Bearing in mind the egomaniacal nature of rock 'n' roll, it seems strange that Van Zandt was happy working as a sideman for so long. "Yeah, but that shouldn't be confused with a lack of egomania," he grins. "I'm very much an egomaniac - let's get that straight right now. I'm egotistical in the sense that I have high standards. But I don't like being in the spotlight. That's just the way my ego functions."

The event that persuaded the singer to move stage centre occurred during the E Street Band's first proper tour of Europe, in 1981. "This kid in Germany came up to me and said, 'Why are you putting missiles in our country?' I said, 'I'm a guitar-player. Last time I looked I'm not putting missiles anywhere.'

"But the thought stayed in my mind. I realised, once you leave America, you're no longer a Republican or a Democrat or a guitar-player. You're an American. Believe it or not, this had never occurred to me before. And I realised, maybe that does carry some responsibilities, and I wonder what else I'm doing besides putting missiles in this guy's country.
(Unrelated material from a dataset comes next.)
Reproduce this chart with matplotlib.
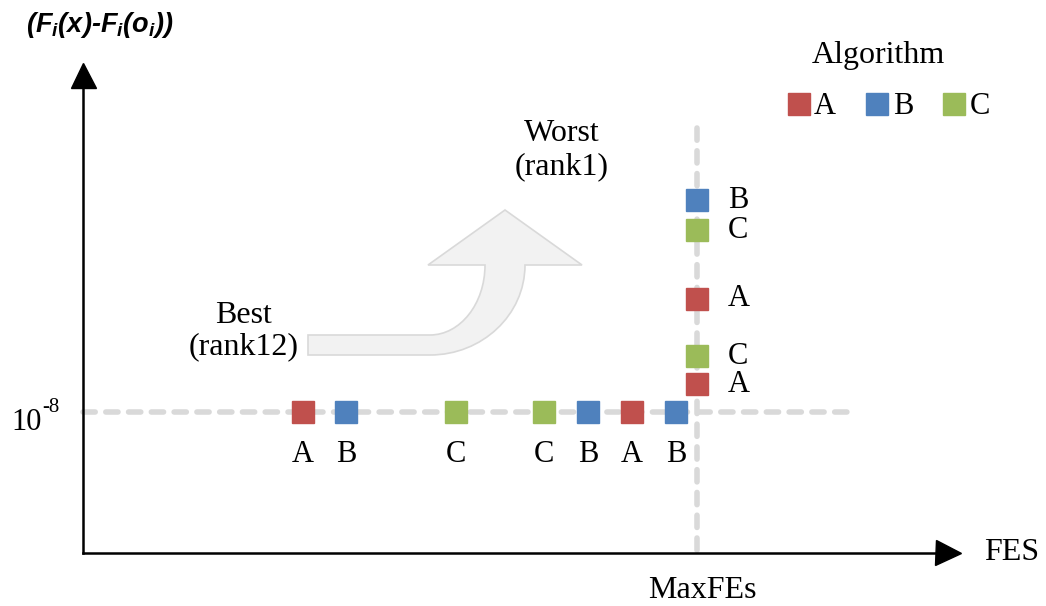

"You know, we're brought up thinking we're the kings of democracy, and it was all bullshit. We were supporting every military fascist dictator in the world. So that's when I left the group and decided to get into politics." Van Zandt spent most of the Eighties campaigning for a variety of causes, most memorably leading an anti-apartheid "Sun City" project. He also set about recording five thematic solo albums, which covered such subjects as economics, the state and the family (Born Again Savage is the belated final part of that quintet).

Presumably, there were people in the music business who suggested that these idiosyncratic career moves might not be such a good idea. "How about everybody!" he laughs. "But I just had to do it." By the start of the Nineties, Van Zandt found himself a musician very much out of time. "My record company said, rock's really dead. It's over. I said, well, this is what I do, man. I don't care what's fashionable. So I started producing other people's records.

"And that's when [Sopranos creator] David Chase called and asked me all of a sudden to be an actor. And I thought, well, maybe that's destiny."